_Task objective_
Give all the lines below again, exactly, with no pictures.

_Supplied material_
<<<<

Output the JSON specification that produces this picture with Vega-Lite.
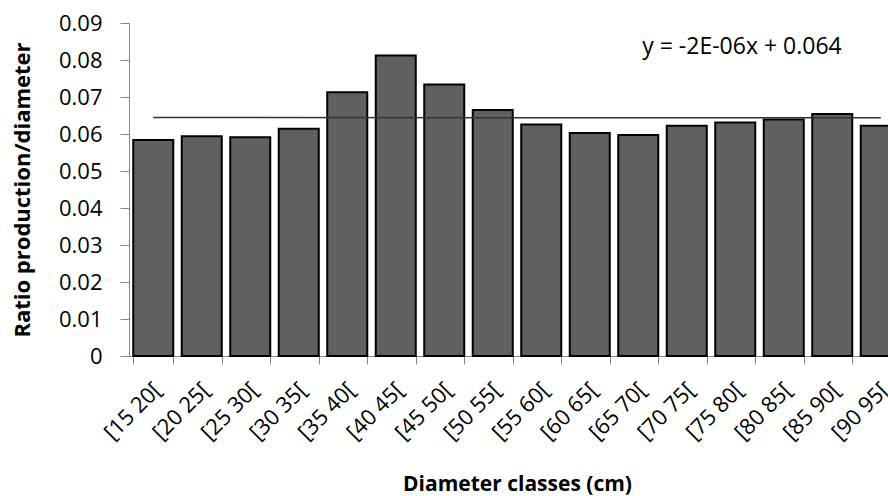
{
  "$schema": "https://vega.github.io/schema/vega-lite/v6.json",
  "autosize": "none",
  "width": 759,
  "height": 333,
  "padding": {"left": 129, "top": 23, "right": 0, "bottom": 140},
  "background": "white",
  "config": {"view": {"stroke": null}, "font": "Open Sans"},
  "datasets": {
    "bars": [
      {"class": "[15 20[", "ratio": 0.0584},
      {"class": "[20 25[", "ratio": 0.0594},
      {"class": "[25 30[", "ratio": 0.0591},
      {"class": "[30 35[", "ratio": 0.0614},
      {"class": "[35 40[", "ratio": 0.0713},
      {"class": "[40 45[", "ratio": 0.0812},
      {"class": "[45 50[", "ratio": 0.0734},
      {"class": "[50 55[", "ratio": 0.0665},
      {"class": "[55 60[", "ratio": 0.0626},
      {"class": "[60 65[", "ratio": 0.0603},
      {"class": "[65 70[", "ratio": 0.0597},
      {"class": "[70 75[", "ratio": 0.0622},
      {"class": "[75 80[", "ratio": 0.0631},
      {"class": "[80 85[", "ratio": 0.0639},
      {"class": "[85 90[", "ratio": 0.0654},
      {"class": "[90 95[", "ratio": 0.0622}
    ],
    "trend": [
      {"class": "[15 20[", "ratio": 0.06443},
      {"class": "[90 95[", "ratio": 0.0644}
    ],
    "eq": [
      {"class": "[65 70[", "ratio": 0.0835, "label": "y = -2E-06x + 0.064"}
    ]
  },
  "encoding": {
    "x": {
      "field": "class", "type": "nominal", "sort": null,
      "scale": {"range": [0, 776], "paddingInner": 0.175, "paddingOuter": 0.0875},
      "axis": {
        "title": "Diameter classes (cm)",
        "titleFont": "Open Sans", "titleFontSize": 21, "titleFontWeight": "bold", "titleColor": "#000000",
        "titlePadding": 30,
        "labelAngle": -45, "labelAlign": "right", "labelBaseline": "middle",
        "labelFont": "Open Sans", "labelFontSize": 22, "labelColor": "#000000",
        "labelOffset": 4, "labelPadding": 22,
        "tickBand": "extent", "tickSize": 8, "tickColor": "#868686",
        "domainColor": "#868686", "labelOverlap": false
      }
    },
    "y": {
      "field": "ratio", "type": "quantitative",
      "scale": {"domain": [0, 0.09], "nice": false},
      "axis": {
        "title": "Ratio production/diameter",
        "titleFont": "Open Sans", "titleFontSize": 22, "titleFontWeight": "bold", "titleColor": "#000000",
        "titlePadding": 24,
        "values": [0, 0.01, 0.02, 0.03, 0.04, 0.05, 0.06, 0.07, 0.08, 0.09],
        "labelExpr": "datum.value == 0 ? '0' : format(datum.value, '.2f')",
        "labelFont": "Open Sans", "labelFontSize": 22, "labelColor": "#000000",
        "labelOverlap": false, "labelFlush": false,
        "labelPadding": 18, "tickSize": 9, "tickColor": "#868686",
        "domainColor": "#868686", "grid": false
      }
    }
  },
  "layer": [
    {
      "data": {"name": "bars"},
      "mark": {"type": "bar", "fill": "#606060", "stroke": "#000000", "strokeWidth": 2}
    },
    {
      "data": {"name": "trend"},
      "mark": {"type": "line", "color": "#333333", "strokeWidth": 1.5}
    },
    {
      "data": {"name": "eq"},
      "mark": {"type": "text", "align": "left", "baseline": "middle", "dx": 4, "font": "Open Sans", "fontSize": 23, "color": "#000000"},
      "encoding": {
        "text": {"field": "label"}
      }
    }
  ]
}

>>>>

_Solution_
Output the JSON specification that produces this picture with Vega-Lite.
{
  "$schema": "https://vega.github.io/schema/vega-lite/v6.json",
  "autosize": "none",
  "width": 759,
  "height": 333,
  "padding": {"left": 129, "top": 23, "right": 0, "bottom": 140},
  "background": "white",
  "config": {"view": {"stroke": null}, "font": "Open Sans"},
  "datasets": {
    "bars": [
      {"class": "[15 20[", "ratio": 0.0584},
      {"class": "[20 25[", "ratio": 0.0594},
      {"class": "[25 30[", "ratio": 0.0591},
      {"class": "[30 35[", "ratio": 0.0614},
      {"class": "[35 40[", "ratio": 0.0713},
      {"class": "[40 45[", "ratio": 0.0812},
      {"class": "[45 50[", "ratio": 0.0734},
      {"class": "[50 55[", "ratio": 0.0665},
      {"class": "[55 60[", "ratio": 0.0626},
      {"class": "[60 65[", "ratio": 0.0603},
      {"class": "[65 70[", "ratio": 0.0597},
      {"class": "[70 75[", "ratio": 0.0622},
      {"class": "[75 80[", "ratio": 0.0631},
      {"class": "[80 85[", "ratio": 0.0639},
      {"class": "[85 90[", "ratio": 0.0654},
      {"class": "[90 95[", "ratio": 0.0622}
    ],
    "trend": [
      {"class": "[15 20[", "ratio": 0.06443},
      {"class": "[90 95[", "ratio": 0.0644}
    ],
    "eq": [
      {"class": "[65 70[", "ratio": 0.0835, "label": "y = -2E-06x + 0.064"}
    ]
  },
  "encoding": {
    "x": {
      "field": "class", "type": "nominal", "sort": null,
      "scale": {"range": [0, 776], "paddingInner": 0.175, "paddingOuter": 0.0875},
      "axis": {
        "title": "Diameter classes (cm)",
        "titleFont": "Open Sans", "titleFontSize": 21, "titleFontWeight": "bold", "titleColor": "#000000",
        "titlePadding": 30,
        "labelAngle": -45, "labelAlign": "right", "labelBaseline": "middle",
        "labelFont": "Open Sans", "labelFontSize": 22, "labelColor": "#000000",
        "labelOffset": 4, "labelPadding": 22,
        "tickBand": "extent", "tickSize": 8, "tickColor": "#868686",
        "domainColor": "#868686", "labelOverlap": false
      }
    },
    "y": {
      "field": "ratio", "type": "quantitative",
      "scale": {"domain": [0, 0.09], "nice": false},
      "axis": {
        "title": "Ratio production/diameter",
        "titleFont": "Open Sans", "titleFontSize": 22, "titleFontWeight": "bold", "titleColor": "#000000",
        "titlePadding": 24,
        "values": [0, 0.01, 0.02, 0.03, 0.04, 0.05, 0.06, 0.07, 0.08, 0.09],
        "labelExpr": "datum.value == 0 ? '0' : format(datum.value, '.2f')",
        "labelFont": "Open Sans", "labelFontSize": 22, "labelColor": "#000000",
        "labelOverlap": false, "labelFlush": false,
        "labelPadding": 18, "tickSize": 9, "tickColor": "#868686",
        "domainColor": "#868686", "grid": false
      }
    }
  },
  "layer": [
    {
      "data": {"name": "bars"},
      "mark": {"type": "bar", "fill": "#606060", "stroke": "#000000", "strokeWidth": 2}
    },
    {
      "data": {"name": "trend"},
      "mark": {"type": "line", "color": "#333333", "strokeWidth": 1.5}
    },
    {
      "data": {"name": "eq"},
      "mark": {"type": "text", "align": "left", "baseline": "middle", "dx": 4, "font": "Open Sans", "fontSize": 23, "color": "#000000"},
      "encoding": {
        "text": {"field": "label"}
      }
    }
  ]
}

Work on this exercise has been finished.